Wakil Ketua Umum MUI lainnya, Zainut Tauhid Sa'Adi berharap kegaduhan ini tidak berlangsung lama. "MUI memohon kepada semua pihak untuk dapat menahan diri dan tidak terprovokasi oleh pihak-pihak tertentu agar ukhuwah Islamiyah dan persaudaraan di kalangan umat serta bangsa tetap terjaga dan terpelihara," kata Zainut.
Hal yang sama juga disampaikan oleh Pimpinan Pusat (PP) Muhammadiyah. Sekretaris Umum PP Muhammadiyah Abdul Mu'ti mengimbau agar masyarakat tenang dan tidak mengerahkan massa ke jalanan, apalagi melakukan tindak pidana kekerasan.

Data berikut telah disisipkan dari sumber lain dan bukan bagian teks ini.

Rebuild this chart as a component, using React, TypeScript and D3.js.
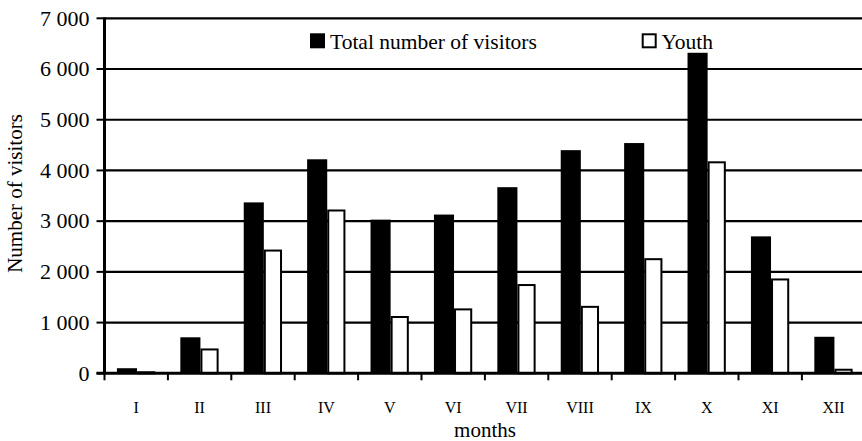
import React from "react";
import * as d3 from "d3";

const months = ["I", "II", "III", "IV", "V", "VI", "VII", "VIII", "IX", "X", "XI", "XII"];
const totalVisitors = [100, 710, 3370, 4220, 3030, 3130, 3670, 4400, 4540, 6320, 2700, 720];
const youthVisitors = [40, 490, 2440, 3230, 1130, 1280, 1760, 1330, 2270, 4180, 1870, 90];
const yTicks = [0, 1000, 2000, 3000, 4000, 5000, 6000, 7000];
const seriesNames = ["Total number of visitors", "Youth"];

const W = 862;
const H = 441;
const FONT = "Liberation Serif, Tinos, Times New Roman, Times, DejaVu Serif, serif";

function fmt(v: number): string {
  const s = String(v);
  if (v >= 1000) return s.slice(0, s.length - 3) + "\u00a0" + s.slice(s.length - 3);
  return s;
}

export default function App() {
  const left = 104.5;
  const bandW = 63.4;
  const x = d3.scaleBand<string>().domain(months).range([left, left + bandW * months.length]).paddingInner(0).paddingOuter(0);
  const y = d3.scaleLinear().domain([0, 7000]).range([373.3, 18.3]);
  const bw = x.bandwidth();
  const blackOff = 0.196 * bw;
  const blackW = 0.317 * bw;
  const whiteOuterStart = blackOff + blackW;
  const whiteOuterW = 0.287 * bw;
  const sw = 2;
  const ts = { fontFamily: FONT };

  return (
    <div style={{ position: "fixed", left: 0, top: 0 }}>
      <svg width={W} height={H} viewBox={`0 0 ${W} ${H}`} style={{ display: "block", background: "#fff", fontFamily: FONT }}>
        {yTicks.filter((t) => t > 0).map((t) => (
          <line key={"g" + t} x1={left} x2={W} y1={y(t)} y2={y(t)} stroke="#000" strokeWidth={2.2} />
        ))}
        {yTicks.map((t) => (
          <g key={"yt" + t}>
            <line x1={left - 8} x2={left} y1={y(t)} y2={y(t)} stroke="#000" strokeWidth={2} />
            <text x={89.5} y={y(t) + 7.3} textAnchor="end" style={ts} fontSize={22} fill="#000">
              {fmt(t)}
            </text>
          </g>
        ))}
        {months.map((m, i) => {
          const x0 = x(m) as number;
          return (
            <g key={"b" + m}>
              <rect x={x0 + blackOff} y={y(totalVisitors[i])} width={blackW} height={y(0) - y(totalVisitors[i])} fill="#000" />
              <rect
                x={x0 + whiteOuterStart + sw / 2}
                y={y(youthVisitors[i]) + sw / 2}
                width={whiteOuterW - sw}
                height={Math.max(0, y(0) - y(youthVisitors[i]) - sw / 2)}
                fill="#fff"
                stroke="#000"
                strokeWidth={sw}
              />
            </g>
          );
        })}
        <line x1={left} x2={left} y1={y(7000) - 1} y2={y(0) + 1.5} stroke="#000" strokeWidth={3} />
        <line x1={left - 8} x2={W} y1={y(0)} y2={y(0)} stroke="#000" strokeWidth={3} />
        {months.map((m) => (
          <line key={"xt" + m} x1={x(m) as number} x2={x(m) as number} y1={y(0)} y2={y(0) + 7} stroke="#000" strokeWidth={2} />
        ))}
        <line x1={left + bandW * 12} x2={left + bandW * 12} y1={y(0)} y2={y(0) + 7} stroke="#000" strokeWidth={2} />
        {months.map((m) => (
          <text key={"xl" + m} x={(x(m) as number) + bw / 2} y={413} textAnchor="middle" style={ts} fontSize={16} fill="#000">
            {m}
          </text>
        ))}
        <text x={485} y={437} textAnchor="middle" style={ts} fontSize={21} fill="#000">months</text>
        <text transform="translate(22,193.5) rotate(-90)" textAnchor="middle" style={ts} fontSize={21} fill="#000">
          Number of visitors
        </text>
        <rect x={310} y={33.3} width={15} height={15} fill="#000" />
        <text x={330} y={49} style={ts} fontSize={21.5} fill="#000">{seriesNames[0]}</text>
        <rect x={642.7} y={34.3} width={13} height={13} fill="#fff" stroke="#000" strokeWidth={2} />
        <text x={661.5} y={49} style={ts} fontSize={21.5} fill="#000">{seriesNames[1]}</text>
      </svg>
    </div>
  );
}
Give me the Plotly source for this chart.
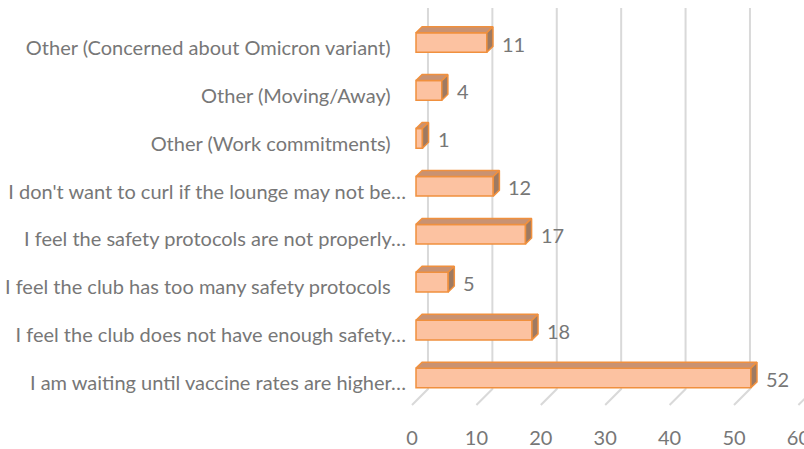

Abdul menjelaskan, aksi massa tandingan dan kemarahan yang berlebihan, justru akan berpotensi menciptakan perpecahan dan kekisruhan. Dampaknya akan terjadi kerusakan persatuan umat dan bangsa.
"Bagi masyarakat yang berkeberatan dan melihat persoalan pembakaran sebagai tindak pidana penghinaan terhadap simbol agama, sebaiknya menyelesaikan melewati melalui jalur hukum dan menghindari penggunaan kekuatan massa dan kekerasan," kata Abdul melalui keterangan tertulisnya.
Sedangkan Ketua Bidang Advokasi Yayasan Lembaga Bantuan Hukum Indonesia (YLBH) Muhammad Isnur mengakui membatasi massa turun ke jalan dan melakukan demonstrasi tak bisa dilakukan. Sebab hal itu diatur dalam undang-undang bahwa setiap orang boleh menyatakan pendapat di muka publik.
Meski begitu Isnur berharap penegakan hukum harus berjalan cepat untuk meredam potensi konflik horizontal. Di sisi lain penegakan hukum juga harus bebas dari tekanan massa.
“Hukum harus memegang peran penting. Kalau ada unsur pidana ya lanjutkan, kalau tidak ada ya hentikan, apapun risikonya,” tegas Isnur kepada reporter Tirto.